Thank you very much for your guide. Yes you are right, in their example, they used file names of SRR8599150_S1_L001_R1_001.fastq.gz and SRR8599150_S1_L001_R2_001.fastq.gz. They also mentioned that they used "mouse retinal cells SRR8599150 dataset from Koren et al., 2019". However, I downloaded these example dataset from ENA database ( and I got SRR8599150.fastq.gz and SRR8599151.fastq.gz files. I do not know why the name of their used files is different from the one that I got from ENA.

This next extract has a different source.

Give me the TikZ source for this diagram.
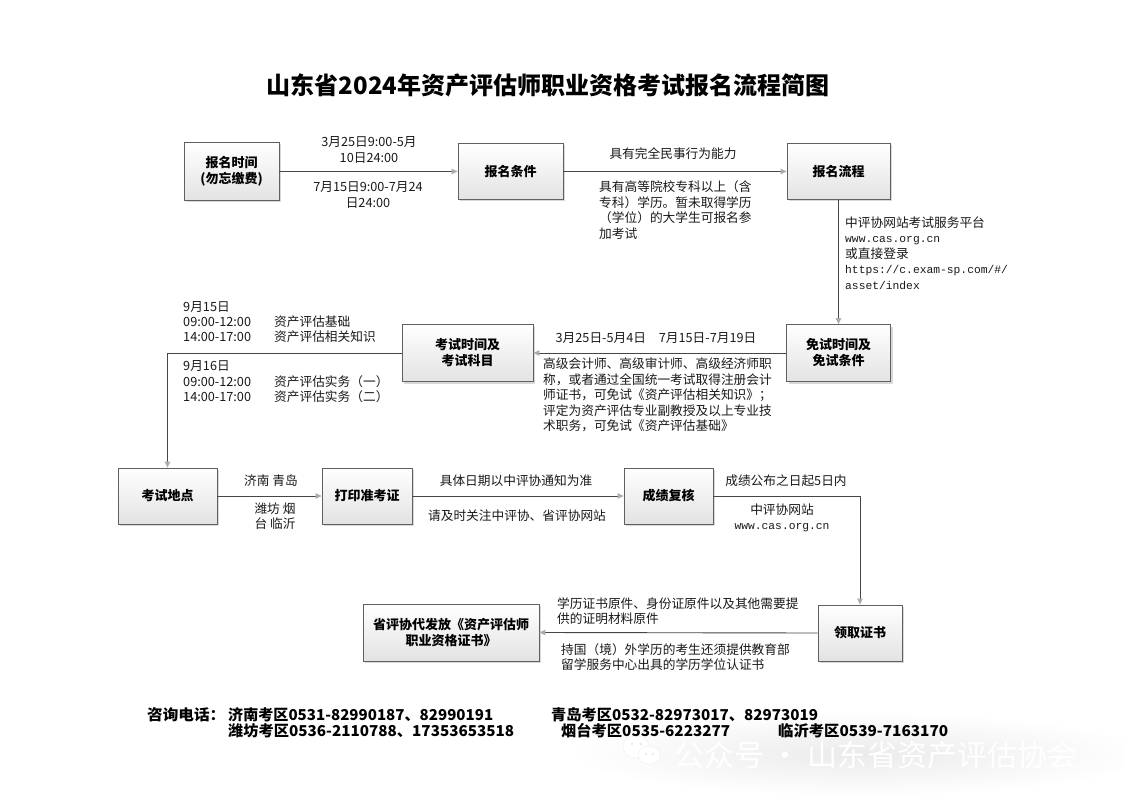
\documentclass[tikz,border=0pt]{standalone}
\usepackage{graphicx}
\usepackage{fontspec}
\setmainfont{Noto Sans CJK SC}
\newfontfamily\mono{Liberation Mono}
\usetikzlibrary{arrows.meta,shadows}
\newcommand\fitw[2]{\resizebox{#1}{\height}{#2}}
\newcommand\tm[1]{\makebox[91pt][l]{#1}}
\newcommand\ms[1]{{\mono\fontsize{11.3}{15.2}\selectfont #1}}
\begin{document}
\begin{tikzpicture}[x=1pt,y=-1pt,
  box/.style={draw=gray!75!black, line width=0.8pt, top color=white, bottom color=gray!22,
    drop shadow={shadow xshift=2pt,shadow yshift=-2pt,opacity=0.3},
    font=\bfseries\fontsize{13}{16}\selectfont, align=center, inner sep=0pt},
  lbl/.style={font=\fontsize{12.7}{15.4}\selectfont, inner sep=0pt, text=black!90},
  foot/.style={font=\bfseries\fontsize{15}{15}\selectfont, inner sep=0pt, anchor=west},
  arr/.style={draw=gray!55!black, line width=0.9pt, -{Triangle[length=6pt,width=5.5pt,color=gray!65]}},
]
\useasboundingbox (0,0) rectangle (1123,794);
\fill[white] (0,0) rectangle (1123,794);

% watermark background
\shade[inner color=gray!16, outer color=white] (860,754) ellipse [x radius=290, y radius=42];

\node[font=\bfseries\fontsize{24}{28}\selectfont] (title) at (548,85) {山东省2024年资产评估师职业资格考试报名流程简图};

% boxes
\node[box, minimum width=95pt, minimum height=58pt] (b1) at (231.5,171.5) {报名时间\\(勿忘缴费)};
\node[box, minimum width=105pt, minimum height=56pt] (b2) at (510.5,171.5) {报名条件};
\node[box, minimum width=103pt, minimum height=56pt] (b3) at (838.5,171.5) {报名流程};
\node[box, minimum width=104pt, minimum height=57pt] (b4) at (838.5,353) {免试时间及\\免试条件};
\node[box, minimum width=131pt, minimum height=57pt] (b5) at (467.5,353) {考试时间及\\考试科目};
\node[box, minimum width=99pt, minimum height=56pt] (b6) at (167.5,496) {考试地点};
\node[box, minimum width=90pt, minimum height=56pt] (b7) at (367,496) {打印准考证};
\node[box, minimum width=89pt, minimum height=56pt] (b8) at (668.5,496) {成绩复核};
\node[box, minimum width=84pt, minimum height=56pt] (b9) at (860,633) {领取证书};
\node[box, minimum width=176pt, minimum height=57pt] (b10) at (451,632.5) {省评协代发放《资产评估师\\职业资格证书》};

% connectors
\draw[arr] (b1.east) -- (b2.west);
\draw[arr] (b2.east) -- (b3.west);
\draw[arr] (b3.south) -- (b4.north);
\draw[arr] (b4.west) -- (b5.east);
\draw[arr] (b5.west) -| (b6.north);
\draw[arr] (b6.east) -- (b7.west);
\draw[arr] (b7.east) -- (b8.west);
\draw[arr] (b8.east) -| (b9.north);
\draw[arr] (b9.west) -- (b10.east);

% labels
\node[lbl, align=center] (l1) at (369,150) {3月25日9:00-5月\\10日24:00};
\node[lbl, align=center] (l2) at (368,195) {7月15日9:00-7月24\\日24:00};
\node[lbl] (l3) at (673,154) {具有完全民事行为能力};
\node[lbl, align=left, anchor=west] (l4) at (599,210) {具有高等院校专科以上（含\\专科）学历。暂未取得学历\\（学位）的大学生可报名参\\加考试};
\node[lbl, align=left, anchor=west] (l5) at (845,253) {中评协网站考试服务平台\\\ms{www.cas.org.cn}\\或直接登录\\\ms{https://c.exam-sp.com/\#/}\\\ms{asset/index}};
\node[lbl] (l6) at (656,338) {3月25日-5月4日　7月15日-7月19日};
\node[lbl, align=left, anchor=west] (l7) at (543,395) {高级会计师、高级审计师、高级经济师职\\称，或者通过全国统一考试取得注册会计\\师证书，可免试《资产评估相关知识》；\\评定为资产评估专业副教授及以上专业技\\术职务，可免试《资产评估基础》};
\node[lbl, align=left, anchor=west] (l8) at (183,322) {9月15日\\\tm{09:00-12:00}资产评估基础\\\tm{14:00-17:00}资产评估相关知识};
\node[lbl, align=left, anchor=west] (l9) at (183,382) {9月16日\\\tm{09:00-12:00}资产评估实务（一）\\\tm{14:00-17:00}资产评估实务（二）};
\node[lbl] (l10) at (271,481) {济南 青岛};
\node[lbl, align=center] (l11) at (275,516) {潍坊 烟\\台 临沂};
\node[lbl] (l12) at (516,481) {具体日期以中评协通知为准};
\node[lbl] (l13) at (517,516) {请及时关注中评协、省评协网站};
\node[lbl] (l14) at (786,481) {成绩公布之日起5日内};
\node[lbl, align=center] (l15) at (782,518) {中评协网站\\\ms{www.cas.org.cn}};
\node[lbl, align=left, anchor=west] (l16) at (557,611) {学历证书原件、身份证原件以及其他需要提\\供的证明材料原件};
\node[lbl, align=left, anchor=west] (l17) at (561,657) {持国（境）外学历的考生还须提供教育部\\留学服务中心出具的学历学位认证书};

% watermark icon
\fill[white, draw=gray!12] (636,747) ellipse [x radius=13, y radius=11];
\fill[white, draw=gray!12] (649,755) ellipse [x radius=11, y radius=9];
\fill[gray!15] (632,744) circle (1.6) (641,744) circle (1.6) (646,754) circle (1.3) (653,754) circle (1.3);

% watermark text
\node[font=\fontsize{30}{30}\selectfont, text=white, anchor=base west, inner sep=0pt, text height=21pt, text depth=4pt] (wm) at (674,766) {公众号 · 山东省资产评估协会};

% footer
\node[foot] (f0) at (147,715) {\fitw{78pt}{咨询电话：}};
\node[foot] (f1) at (228,715) {\fitw{265pt}{济南考区0531-82990187、82990191}};
\node[foot] (f2) at (551,715) {\fitw{267pt}{青岛考区0532-82973017、82973019}};
\node[foot] (f3) at (228,731) {\fitw{286pt}{潍坊考区0536-2110788、17353653518}};
\node[foot] (f4) at (561,731) {\fitw{169pt}{烟台考区0535-6223277}};
\node[foot] (f5) at (778,731) {\fitw{170pt}{临沂考区0539-7163170}};
\end{tikzpicture}
\end{document}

Also, in the ENA database, It does not mention R1 and R2 for the same Run accession number. Instead, it shows two files with two different accession numbers (SRR8599150 and SRR8599151), each with only one File 1 as FASTQ files (FTP) for download. While in the Kallisto | bus example, they are named as SRR8599150_S1_L001_R1_001.fastq.gz and SRR8599150_S1_L001_R2_001.fastq.gz which I can not see in ENA.

I will be grateful if you could guide and clarify me in this regard.

Best wishes, Farah

written 9 months ago by F. Golestan60

Using the run selector it looks like there are two separate accession numbers listed for SRR8599150. If you use two GEO accession numbers then there are two separate records in ENA that show up. Record 1 and Record 2. One is marked as ctrl and other LD.

Lior Pachter (author of kallisto) participates on biostars so he may come across this thread and respond as to the mystery of mismatch between the example shown on kallisto site and data in SRA/ENA.

written 9 months ago by genomax85k

Ok. Many thanks for your reply and guide. I also tagged Lior Pachter. Thanks.

written 9 months ago by F. Golestan60

I am not able to dump the data from SRA (looks like this data may have become cloud only?) so your best bet is ENA. I hope NCBI is not jumping the gun here with the cloud stuff locking people out of datasets. There was supposed to be a formal announcement before the roll out. If that happened then I must have missed it.

written 9 months ago by genomax85k

Oh Ok. Thank you for letting me know. I will use ENA for downloading the data.

written 9 months ago by F. Golestan60

Tagging: Lior Pachter

written 9 months ago by genomax85k